Editorial du « Monde ». Il faut reconnaître au mouvement de Jean-Luc Mélenchon un indéniable sens de l’à-propos et de la communication. Lors de son université d’été à Marseille, le 26 août, La France insoumise a organisé une conférence intitulée « Faut-il “dégager” les médias ? ». Avec l’assurance de déclencher la polémique, c’était l’occasion de dresser le procès d’une presse prisonnière de la « pensée unique », auxiliaire cynique ou complaisante de l’« oligarchie néolibérale » et minée par sa consanguinité avec les puissances économiques ou politiques. Bref, incapable de rendre compte de la vraie vie du peuple et du pays.

Or, comme par un fait exprès, dans les jours suivants, le président de la République nommait un journaliste, Bruno Roger-Petit, porte-parole de l’Elysée. Et toute une brochette de responsables politiques plus ou moins désœuvrés – de Jean-Pierre Raffarin à Julien Dray, d’Henri Guaino à Aurélie Filippetti, sans oublier, comble d’ironie, la porte-parole de La France insoumise, Raquel Garrido – était embauchée par des télévisions ou des radios pour commenter l’actualité.

35 000 journalistes en France

Difficile de rêver plus belle justification du réquisitoire contre le supposé « système politico-médiatique ». D’autant que les Français n’ont guère besoin d’être convaincus.

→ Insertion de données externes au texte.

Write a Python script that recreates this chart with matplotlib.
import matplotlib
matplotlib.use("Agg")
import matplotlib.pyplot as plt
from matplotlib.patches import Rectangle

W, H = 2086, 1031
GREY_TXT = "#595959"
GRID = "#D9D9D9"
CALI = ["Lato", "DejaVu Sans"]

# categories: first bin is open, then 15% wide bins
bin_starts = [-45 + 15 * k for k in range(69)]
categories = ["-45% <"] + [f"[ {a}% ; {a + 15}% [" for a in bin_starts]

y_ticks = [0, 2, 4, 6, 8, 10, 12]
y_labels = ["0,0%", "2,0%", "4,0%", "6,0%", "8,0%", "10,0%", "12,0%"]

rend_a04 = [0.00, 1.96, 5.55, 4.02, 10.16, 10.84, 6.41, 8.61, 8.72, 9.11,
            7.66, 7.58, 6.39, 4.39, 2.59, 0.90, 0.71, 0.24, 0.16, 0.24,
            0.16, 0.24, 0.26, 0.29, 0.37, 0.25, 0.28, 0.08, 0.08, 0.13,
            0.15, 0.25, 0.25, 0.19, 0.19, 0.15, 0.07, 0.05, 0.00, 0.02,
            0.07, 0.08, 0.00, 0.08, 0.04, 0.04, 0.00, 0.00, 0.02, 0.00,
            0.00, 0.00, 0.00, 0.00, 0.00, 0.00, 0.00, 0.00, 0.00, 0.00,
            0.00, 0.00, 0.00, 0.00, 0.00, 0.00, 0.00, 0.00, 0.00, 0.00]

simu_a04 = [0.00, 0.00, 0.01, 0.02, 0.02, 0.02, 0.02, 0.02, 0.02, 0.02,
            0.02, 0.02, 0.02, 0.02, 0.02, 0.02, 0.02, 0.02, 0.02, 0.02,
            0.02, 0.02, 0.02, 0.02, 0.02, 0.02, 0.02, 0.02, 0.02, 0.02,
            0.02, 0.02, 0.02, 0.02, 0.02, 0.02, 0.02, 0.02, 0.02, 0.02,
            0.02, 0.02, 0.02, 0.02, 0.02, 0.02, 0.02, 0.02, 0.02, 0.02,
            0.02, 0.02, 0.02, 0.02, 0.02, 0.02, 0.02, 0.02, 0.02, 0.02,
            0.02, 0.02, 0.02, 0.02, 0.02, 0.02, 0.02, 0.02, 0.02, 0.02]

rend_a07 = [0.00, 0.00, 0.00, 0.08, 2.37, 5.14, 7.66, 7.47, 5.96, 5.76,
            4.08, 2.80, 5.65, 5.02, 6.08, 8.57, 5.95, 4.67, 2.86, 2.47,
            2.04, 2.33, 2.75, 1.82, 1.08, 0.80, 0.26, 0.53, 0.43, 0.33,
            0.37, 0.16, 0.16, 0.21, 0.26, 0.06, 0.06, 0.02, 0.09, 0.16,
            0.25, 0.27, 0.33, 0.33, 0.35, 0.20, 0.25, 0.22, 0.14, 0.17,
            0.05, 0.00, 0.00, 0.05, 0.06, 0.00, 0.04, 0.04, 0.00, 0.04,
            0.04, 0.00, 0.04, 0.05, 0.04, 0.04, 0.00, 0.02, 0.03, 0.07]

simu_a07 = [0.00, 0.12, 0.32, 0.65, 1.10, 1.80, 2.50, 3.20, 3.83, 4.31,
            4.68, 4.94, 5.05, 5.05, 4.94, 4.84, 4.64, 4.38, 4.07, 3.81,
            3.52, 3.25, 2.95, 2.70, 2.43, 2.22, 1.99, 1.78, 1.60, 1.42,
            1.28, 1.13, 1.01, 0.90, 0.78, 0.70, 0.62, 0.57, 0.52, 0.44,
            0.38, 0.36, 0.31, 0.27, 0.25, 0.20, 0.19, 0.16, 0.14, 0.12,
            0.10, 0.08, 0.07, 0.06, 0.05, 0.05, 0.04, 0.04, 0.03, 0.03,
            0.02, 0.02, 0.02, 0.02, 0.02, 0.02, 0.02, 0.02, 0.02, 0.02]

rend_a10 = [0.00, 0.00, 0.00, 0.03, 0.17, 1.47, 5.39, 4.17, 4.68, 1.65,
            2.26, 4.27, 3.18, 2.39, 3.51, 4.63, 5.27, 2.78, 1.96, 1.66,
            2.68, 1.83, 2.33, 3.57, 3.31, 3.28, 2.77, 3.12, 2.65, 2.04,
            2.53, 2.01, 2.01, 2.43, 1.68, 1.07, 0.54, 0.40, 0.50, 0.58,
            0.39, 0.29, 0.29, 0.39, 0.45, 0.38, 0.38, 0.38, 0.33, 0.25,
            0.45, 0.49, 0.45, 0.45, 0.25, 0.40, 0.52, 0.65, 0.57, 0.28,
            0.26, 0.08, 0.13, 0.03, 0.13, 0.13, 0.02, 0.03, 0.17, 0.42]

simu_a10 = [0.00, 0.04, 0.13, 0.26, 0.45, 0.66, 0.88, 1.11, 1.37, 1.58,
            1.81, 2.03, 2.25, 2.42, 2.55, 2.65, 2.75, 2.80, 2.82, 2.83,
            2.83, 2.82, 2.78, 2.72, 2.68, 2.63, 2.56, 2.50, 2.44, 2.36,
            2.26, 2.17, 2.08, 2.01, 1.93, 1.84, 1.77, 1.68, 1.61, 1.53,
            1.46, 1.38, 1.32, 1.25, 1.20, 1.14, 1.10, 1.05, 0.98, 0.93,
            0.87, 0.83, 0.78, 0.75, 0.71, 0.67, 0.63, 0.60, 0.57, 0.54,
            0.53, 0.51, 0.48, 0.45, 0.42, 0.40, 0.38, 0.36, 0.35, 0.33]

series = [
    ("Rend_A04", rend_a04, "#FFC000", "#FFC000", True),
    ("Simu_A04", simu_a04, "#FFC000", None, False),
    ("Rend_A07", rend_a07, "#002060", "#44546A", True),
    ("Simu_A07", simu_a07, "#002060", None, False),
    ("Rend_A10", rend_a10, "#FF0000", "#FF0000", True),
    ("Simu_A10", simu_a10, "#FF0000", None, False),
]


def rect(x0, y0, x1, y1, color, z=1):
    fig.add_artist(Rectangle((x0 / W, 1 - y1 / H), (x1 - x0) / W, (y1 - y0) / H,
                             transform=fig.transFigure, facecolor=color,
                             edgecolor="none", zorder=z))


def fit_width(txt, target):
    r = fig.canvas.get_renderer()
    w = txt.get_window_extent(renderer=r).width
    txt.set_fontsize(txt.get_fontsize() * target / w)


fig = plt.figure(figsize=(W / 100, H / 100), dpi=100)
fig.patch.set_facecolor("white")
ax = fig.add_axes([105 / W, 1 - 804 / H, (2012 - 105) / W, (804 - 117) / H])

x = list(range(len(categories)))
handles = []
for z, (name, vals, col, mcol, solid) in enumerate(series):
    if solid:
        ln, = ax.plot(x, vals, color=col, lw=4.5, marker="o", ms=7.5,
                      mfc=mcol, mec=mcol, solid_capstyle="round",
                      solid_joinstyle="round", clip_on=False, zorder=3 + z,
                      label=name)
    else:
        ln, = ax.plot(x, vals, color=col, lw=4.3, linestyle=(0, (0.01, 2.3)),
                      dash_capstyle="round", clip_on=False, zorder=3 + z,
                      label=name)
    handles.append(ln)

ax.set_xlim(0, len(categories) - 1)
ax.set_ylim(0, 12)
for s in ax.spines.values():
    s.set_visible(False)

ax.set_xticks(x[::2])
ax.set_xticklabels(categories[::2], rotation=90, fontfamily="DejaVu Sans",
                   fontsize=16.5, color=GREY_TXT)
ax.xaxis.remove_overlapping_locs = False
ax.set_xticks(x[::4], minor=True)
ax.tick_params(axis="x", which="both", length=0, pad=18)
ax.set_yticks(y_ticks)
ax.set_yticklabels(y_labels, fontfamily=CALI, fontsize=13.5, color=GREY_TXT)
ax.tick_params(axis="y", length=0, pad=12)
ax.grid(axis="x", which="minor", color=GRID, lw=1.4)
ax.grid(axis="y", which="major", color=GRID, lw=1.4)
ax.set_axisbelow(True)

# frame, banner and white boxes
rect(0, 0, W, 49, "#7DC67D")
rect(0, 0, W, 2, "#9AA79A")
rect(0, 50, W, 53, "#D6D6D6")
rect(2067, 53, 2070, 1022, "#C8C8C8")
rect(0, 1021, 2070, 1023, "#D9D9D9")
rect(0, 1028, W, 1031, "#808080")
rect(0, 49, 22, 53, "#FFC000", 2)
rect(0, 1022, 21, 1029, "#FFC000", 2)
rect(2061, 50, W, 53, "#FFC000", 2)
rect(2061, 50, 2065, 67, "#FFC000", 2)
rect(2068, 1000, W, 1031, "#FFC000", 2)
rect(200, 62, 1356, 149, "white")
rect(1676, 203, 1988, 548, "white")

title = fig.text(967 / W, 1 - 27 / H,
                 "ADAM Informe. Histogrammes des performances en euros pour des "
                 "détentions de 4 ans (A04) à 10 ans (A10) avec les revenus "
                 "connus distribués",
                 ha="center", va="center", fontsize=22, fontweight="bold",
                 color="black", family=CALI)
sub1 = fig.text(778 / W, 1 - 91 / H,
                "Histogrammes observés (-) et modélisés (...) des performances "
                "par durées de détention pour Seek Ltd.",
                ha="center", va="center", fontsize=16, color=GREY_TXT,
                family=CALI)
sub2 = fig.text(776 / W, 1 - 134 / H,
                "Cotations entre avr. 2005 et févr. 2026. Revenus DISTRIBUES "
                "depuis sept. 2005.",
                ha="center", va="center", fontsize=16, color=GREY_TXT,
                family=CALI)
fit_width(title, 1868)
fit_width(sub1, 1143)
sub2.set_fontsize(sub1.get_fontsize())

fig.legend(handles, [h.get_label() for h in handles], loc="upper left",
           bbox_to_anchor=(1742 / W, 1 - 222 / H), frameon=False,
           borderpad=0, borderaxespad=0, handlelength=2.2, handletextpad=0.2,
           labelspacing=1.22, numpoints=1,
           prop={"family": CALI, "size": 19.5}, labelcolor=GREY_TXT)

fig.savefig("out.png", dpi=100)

Il suffit de consulter le baromètre annuel réalisé par Sciences Po pour le mesurer. Si nos concitoyens accordent très largement leur confiance aux hôpitaux (83 %), à l’armée (82 %), aux petites et moyennes entreprises (81 %), à la police (78 %) ou à l’école (66 %), ils ne sont plus que 44 % à le faire pour la justice, 43 % pour les grandes entreprises privées, 29 % pour les syndicats et, fermant pitoyablement la marche, 24 % pour les médias et 11 % pour les partis politiques.

Il reste que ce procès est caricatural. Que quelques journalistes en mal de reconnaissance cèdent aux sirènes du pouvoir, que quelques politiques en mal de tribune viennent agrémenter les studios nourrit évidemment le soupçon de connivences coupables. Mais cela ne saurait justifier de passer par profits et pertes le travail des quelque 35 000 journalistes français qui s’emploient aussi sérieusement que possible à faire leur métier. C’est-à-dire à informer scrupuleusement, à enquêter solidement, à raconter honnêtement et à décrypter intelligemment la réalité, au service de leurs lecteurs, auditeurs ou téléspectateurs.

S’il est dans l’air du temps, un tel « dégagisme » à l’encontre des médias n’est pas seulement injuste, mais réducteur et dangereux. Injuste, voire injurieux, car il revient à faire de ces 35 000 professionnels les marionnettes d’un système dont ils seraient les jouets. Cela fait tout de même beaucoup d’idiots utiles ! Réducteur, car cela conduit à occulter la diversité même des médias et un pluralisme que l’Internet a encore démultiplié depuis une dizaine d’années. Dangereux, enfin, car, même si le mélange des genres entre médias et politique est délétère, l’information est un ressort essentiel de la démocratie. Jeter en bloc l’opprobre sur les premiers, c’est fragiliser la seconde.